Work required -> Your output is the lines from the first one to the one containing "120, 140, 160];", repeated exactly, with images left out.

Entries supplied ->
-------------------------

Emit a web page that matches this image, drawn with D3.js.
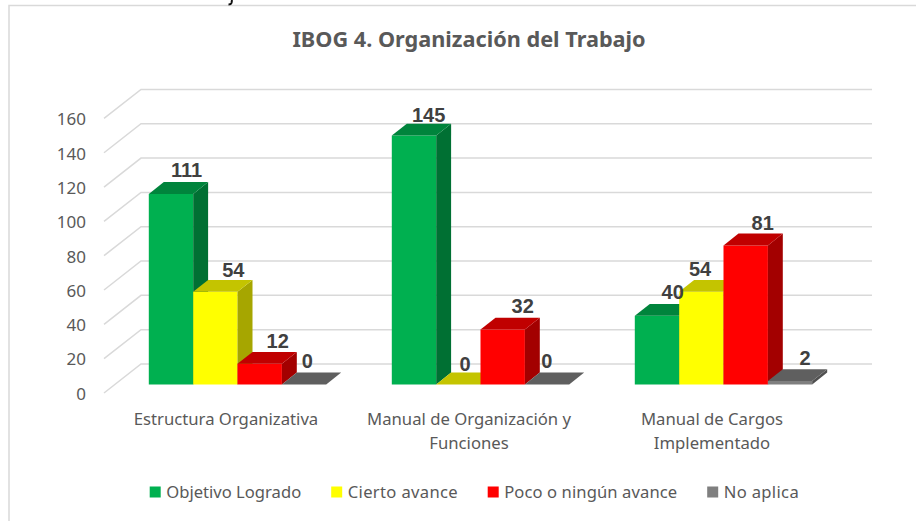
<!DOCTYPE html>
<meta charset="utf-8">
<style>
html, body { margin: 0; padding: 0; background: #fff; }
svg { display: block; }
text { font-family: "Noto Sans", sans-serif; fill: #595959; }
.grid { fill: none; stroke: #d9d9d9; stroke-width: 1.5; }
.title { font-size: 21.7px; font-weight: 700; text-anchor: middle; }
.tick { font-size: 17px; text-anchor: end; }
.cat { font-size: 16.7px; text-anchor: middle; }
.legend { font-size: 16.6px; }
.value { font-family: "Liberation Sans", Arial, sans-serif; font-size: 20px; font-weight: 700; fill: #404040; text-anchor: middle; }
</style>
<svg width="916" height="521"></svg>
<script src="https://d3js.org/d3.v7.min.js"></script>
<script>

var categories = [["Estructura Organizativa"], ["Manual de Organización y", "Funciones"], ["Manual de Cargos", "Implementado"]];
var seriesNames = ["Objetivo Logrado", "Cierto avance", "Poco o ningún avance", "No aplica"];
var objetivoLogrado = [111, 145, 40];
var ciertoAvance = [54, 0, 54];
var pocoAvance = [12, 32, 81];
var noAplica = [0, 0, 2];
var yTicks = [0, 20, 40, 60, 80, 100, 120, 140, 160];

// front, top and side colour of each series
var colors = [
    ["#00b050", "#00843c", "#007033"],
    ["#ffff00", "#c4c400", "#a6a600"],
    ["#ff0000", "#c00000", "#a30000"],
    ["#7f7f7f", "#5f5f5f", "#505050"]
];

// hand placed labels, excel moved some of them off the bar: [dx, dy] per series per category
var labelNudge = [
    [[0.7, -1], [-0.3, 2], [0.7, -1]],
    [[3, 1.5], [-8.3, 2], [-16.3, 0]],
    [[3, -0.5], [5, -1], [2, 0]],
    [[-11.7, -1], [-15.3, -1], [0, -0.5]]
];

// legend text widths, the original font runs a bit wider than ours
var legendWidths = [135, 110, 173, 75];

var svg = d3.select("svg");

// oblique projection: depth 0 is the front of the floor, 1 is the back wall
var depthX = 37, depthY = -29;
var barDepth = 0.405, barStart = (1 - barDepth) / 2;

var y = d3.scaleLinear().domain([0, 160]).range([393, 118.4]);
var x0 = d3.scaleBand().domain(d3.range(3)).range([105, 834]).paddingInner(0.27).paddingOuter(0.135);
var x1 = d3.scaleBand().domain(d3.range(4)).range([0, x0.bandwidth()]);

function px(x, d) { return x + d * depthX; }
function py(v, d) { return y(v) + d * depthY; }
function poly(pts) {
    return pts.map(function(p) { return p[0].toFixed(1) + "," + p[1].toFixed(1); }).join(" ");
}

// chart frame
svg.append("path").attr("class", "grid").attr("d", "M9,521V5.5H916");

// tail of a letter from the text above the chart, only this bit of it is in the picture
svg.append("path")
    .attr("d", "M232,0L231.5,3Q231,4.5 228.5,4.5")
    .attr("fill", "none")
    .attr("stroke", "#111")
    .attr("stroke-width", 2);

svg.append("text").attr("class", "title").attr("x", 469).attr("y", 47).text("IBOG 4. Organización del Trabajo");

// gridlines, floor to back wall then across
svg.append("g").selectAll("path")
  .data(yTicks)
  .enter().append("path")
    .attr("class", "grid")
    .attr("d", function(d) {
        return "M104," + y(d) + "L" + px(104, 1) + "," + py(d, 1) + "H872";
    });

svg.append("g").selectAll("text")
  .data(yTicks)
  .enter().append("text")
    .attr("class", "tick")
    .attr("x", 86)
    .attr("y", function(d) { return y(d) + 6.8; })
    .text(function(d) { return d; });

var values = [objetivoLogrado, ciertoAvance, pocoAvance, noAplica];

// bars go left to right so each one covers the side of the one before
categories.forEach(function(c, i) {
    values.forEach(function(series, s) {
        var v = series[i],
            l = x0(i) + x1(s),
            r = l + x1.bandwidth(),
            d0 = barStart,
            d1 = barStart + barDepth,
            g = svg.append("g");

        g.append("polygon").attr("fill", colors[s][0])
            .attr("points", poly([[px(l, d0), py(v, d0)], [px(r, d0), py(v, d0)], [px(r, d0), py(0, d0)], [px(l, d0), py(0, d0)]]));
        g.append("polygon").attr("fill", colors[s][2])
            .attr("points", poly([[px(r, d0), py(v, d0)], [px(r, d1), py(v, d1)], [px(r, d1), py(0, d1)], [px(r, d0), py(0, d0)]]));
        g.append("polygon").attr("fill", colors[s][1])
            .attr("points", poly([[px(l, d0), py(v, d0)], [px(l, d1), py(v, d1)], [px(r, d1), py(v, d1)], [px(r, d0), py(v, d0)]]));
    });
});

// value labels on top of everything
categories.forEach(function(c, i) {
    values.forEach(function(series, s) {
        var n = labelNudge[s][i];
        svg.append("text")
            .attr("class", "value")
            .attr("x", px(x0(i) + x1(s) + x1.bandwidth() / 2, barStart + barDepth) + n[0])
            .attr("y", py(series[i], barStart + barDepth) - 4 + n[1])
            .text(series[i]);
    });
});

// category labels
var cat = svg.append("g").selectAll("text")
  .data(categories)
  .enter().append("text")
    .attr("class", "cat")
    .attr("y", 425);

cat.selectAll("tspan")
  .data(function(d, i) { return d.map(function(t) { return {t: t, i: i}; }); })
  .enter().append("tspan")
    .attr("x", function(d) { return x0(d.i) + x0.bandwidth() / 2 - 0.5; })
    .attr("dy", function(d, j) { return j ? 23.5 : 0; })
    .text(function(d) { return d.t; });

// legend
var lx = 149.7;
seriesNames.forEach(function(name, s) {
    svg.append("rect").attr("x", lx).attr("y", 486.5).attr("width", 11).attr("height", 11).attr("fill", colors[s][0]);
    svg.append("text").attr("class", "legend").attr("x", lx + 16.5).attr("y", 497.5)
        .attr("textLength", legendWidths[s])
        .text(name);
    lx += 16.5 + legendWidths[s] + 30;
});

</script>
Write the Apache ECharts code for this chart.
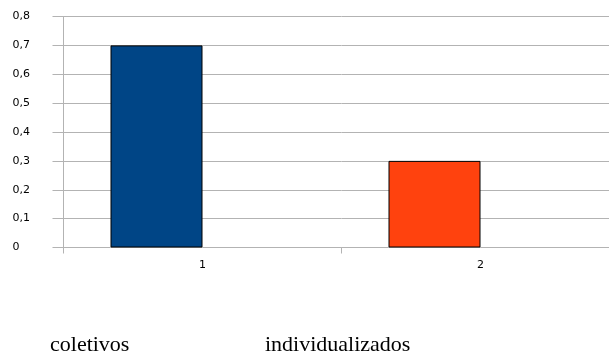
<!DOCTYPE html>
<html>
<head>
<meta charset="utf-8">
<style>
  html, body { margin: 0; padding: 0; background: #fff; overflow: hidden; }
  /* the plot runs past the right edge of the 609px page, so the canvas is a little wider */
  #chart { width: 620px; height: 356px; }
</style>
<script src="https://cdn.jsdelivr.net/npm/echarts@6/dist/echarts.min.js"></script>
</head>
<body>
<div id="chart"></div>
<script>
// Categories on the x axis and the value of each bar
const categories = ['1', '2'];
const values = [0.7, 0.3];
const barColors = ['#004586', '#ff420e'];
// Group names written under the chart
const groupNames = ['coletivos', 'individualizados'];

const gridColor = '#b3b3b3';

const chart = echarts.init(document.getElementById('chart'), null, { renderer: 'canvas' });

chart.setOption({
  animation: false,
  backgroundColor: '#ffffff',
  grid: { left: 63.5, right: 0.5, top: 16.5, bottom: 108.5, containLabel: false },
  xAxis: {
    type: 'category',
    data: categories,
    axisLine: { lineStyle: { color: gridColor, width: 1 } },
    axisTick: { show: true, length: 6, lineStyle: { color: gridColor } },
    axisLabel: {
      color: '#000',
      fontFamily: 'DejaVu Sans',
      fontSize: 11,
      margin: 12
    },
    splitLine: { show: false }
  },
  yAxis: {
    type: 'value',
    min: 0,
    max: 0.8,
    interval: 0.1,
    axisLine: { show: true, lineStyle: { color: gridColor, width: 1 } },
    axisTick: { show: true, length: 11, lineStyle: { color: gridColor } },
    splitLine: { show: true, lineStyle: { color: gridColor, width: 1 } },
    axisLabel: {
      color: '#000',
      fontFamily: 'DejaVu Sans',
      fontSize: 11,
      align: 'left',
      margin: 51,
      formatter: v => (Math.round(v * 10) / 10).toString().replace('.', ',')
    }
  },
  series: [
    {
      type: 'bar',
      data: values.map((v, i) => ({
        value: v,
        itemStyle: { color: barColors[i] }
      })),
      barWidth: 92,
      barGap: '0%',
      itemStyle: { borderColor: '#000', borderWidth: 1 }
    },
    {
      type: 'bar',
      data: categories.map(() => '-'),
      barWidth: 92,
      barGap: '0%'
    }
  ],
  graphic: groupNames.map((name, i) => ({
    type: 'text',
    left: [50, 265][i],
    top: 334,
    style: {
      text: name,
      fill: '#000',
      font: '22px "Liberation Serif", "Times New Roman", serif'
    }
  }))
});
</script>
</body>
</html>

-------------------------

Solution to the problem ->
Emit a web page that matches this image, drawn with D3.js.
<!DOCTYPE html>
<meta charset="utf-8">
<style>
html, body { margin: 0; padding: 0; background: #fff; }
svg { display: block; }
text { font-family: "Noto Sans", sans-serif; fill: #595959; }
.grid { fill: none; stroke: #d9d9d9; stroke-width: 1.5; }
.title { font-size: 21.7px; font-weight: 700; text-anchor: middle; }
.tick { font-size: 17px; text-anchor: end; }
.cat { font-size: 16.7px; text-anchor: middle; }
.legend { font-size: 16.6px; }
.value { font-family: "Liberation Sans", Arial, sans-serif; font-size: 20px; font-weight: 700; fill: #404040; text-anchor: middle; }
</style>
<svg width="916" height="521"></svg>
<script src="https://d3js.org/d3.v7.min.js"></script>
<script>

var categories = [["Estructura Organizativa"], ["Manual de Organización y", "Funciones"], ["Manual de Cargos", "Implementado"]];
var seriesNames = ["Objetivo Logrado", "Cierto avance", "Poco o ningún avance", "No aplica"];
var objetivoLogrado = [111, 145, 40];
var ciertoAvance = [54, 0, 54];
var pocoAvance = [12, 32, 81];
var noAplica = [0, 0, 2];
var yTicks = [0, 20, 40, 60, 80, 100, 120, 140, 160];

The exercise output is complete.